Aquello —la contradicción entre la absurda pretensión de Helen de dar marcha atrás al reloj y su necesidad de recurrir a las modas más recientes para sentirse joven— simbolizaba el insondable abismo que se había abierto entre ellos. Aquello, más que el cuerpo viejo detrás de la fachada cosmética, los gestos afectados e implorantes, le había alejado de ella.
Ahora, el error estaba largamente superado. Pero, al recordarlo, Grant revivió el antiguo dolor y mientras firmaba el documento se sintió como un verdugo.
—Bueno, si no queda nada más pendiente, vamos abajo a echar un trago. Es usted lo bastante viejo para beber, ¿verdad?
Richard Vandeleer IX alzó la mirada de la cremallera de su cartera de mano.
—Póngame a prueba.
Dos vasos más tarde el humor de Grant no había mejorado. El ambiente no era el más favorable para ello, con las luces fluorescentes cambiando continuamente de color y de forma sobre las paredes del enorme bar. Aquello podía ser el último grito en decoración, pero no facilitaba el descanso de unos ojos que no habían dispuesto de varias décadas para acostumbrarse paulatinamente a ello.
Pero lo que le preocupaba no era el presente... y no estaba seguro de si su preocupación era por el pasado o por el futuro. Dentro de treinta a cuarenta años —en tiempo terrestre; dos o tres de los suyos— se quedaría permanentemente en la Tierra. La comparación que se le había ocurrido durante la conferencia de prensa —que era un extraño en un país extranjero— volvió a asaltarle. Se pueden pasar unas vacaciones de unos cuantos meses en un país extranjero y divertirse con sus costumbres distintas, con lo incomprensible de su idioma.
Pero, ¿instalarse allí?
Apuró el contenido de su vaso. Existía una respuesta a la sensación, si no al problema final: la antigua respuesta de inoculación, una dosis más pequeña de la enfermedad más importante. Grant hizo chasquear sus dedos llamando a un camarero. Éste se acercó rápidamente.

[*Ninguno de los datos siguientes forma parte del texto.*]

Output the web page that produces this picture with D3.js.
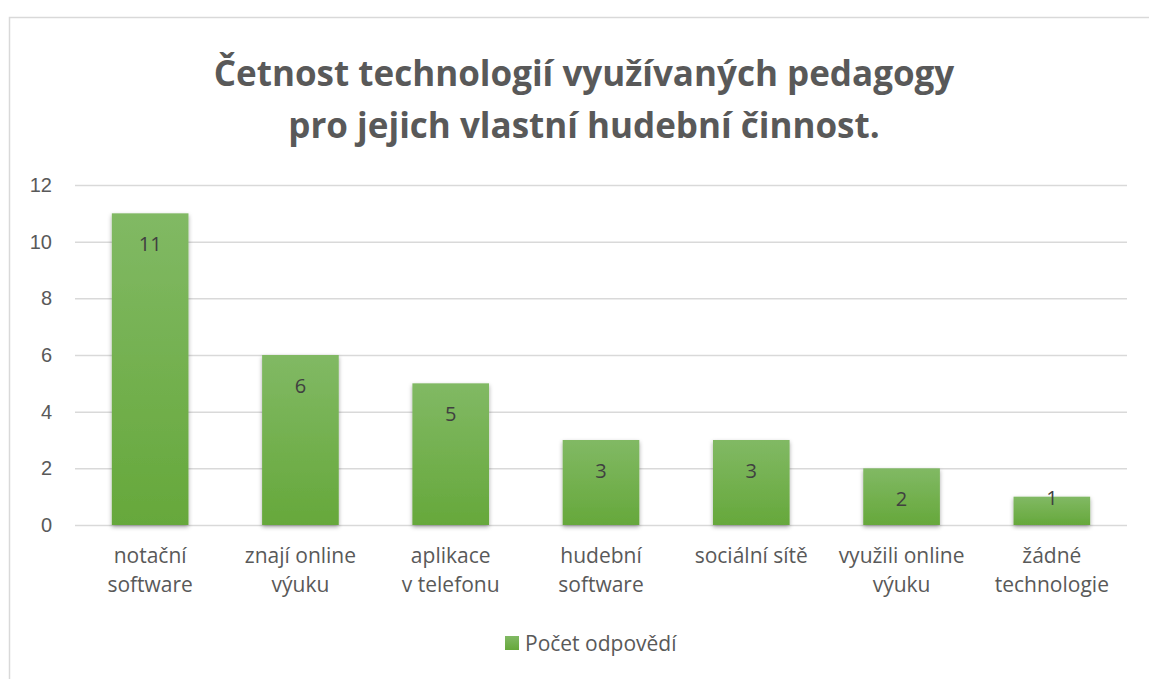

—Un nomenclátor —le dijo Grant.
El camarero parpadeó.
—Lo siento, señor. Si es algún tipo de bebida nueva... o muy antigua, temo que... ¡Oh! ¿Un nomenclátor?
Grant asintió.
—Mundial.
—No estoy seguro de que haya uno en el hotel, señor.
Grant sostuvo en alto un billete de cien dólares.
—Búsqueme uno.
El camarero tardó cinco minutos en traerlo. Grant 10 abrió al azar. A ciegas, apoyó un dedo sobre la página.
«Biarritz, Departamento de los Bajos Pirineos. Balneario histórico, puesto de moda por los ingleses en el siglo xix. Población...»
Grant levantó la mirada hacia Richard.
Richard le contempló unos instantes en silencio, con evidente simpatía.
—Arreglaré lo del vuelo. Y le buscaré un buen hotel —Apuró el contenido de su vaso—. Forma parte del servicio.
—Es usted un verdadero Vandeleer —le dijo Grant—. Pero voy a pedirle una cosa —Las paredes despedían ahora llamas anaranjadas—. Procure que sea un hotel pequeño.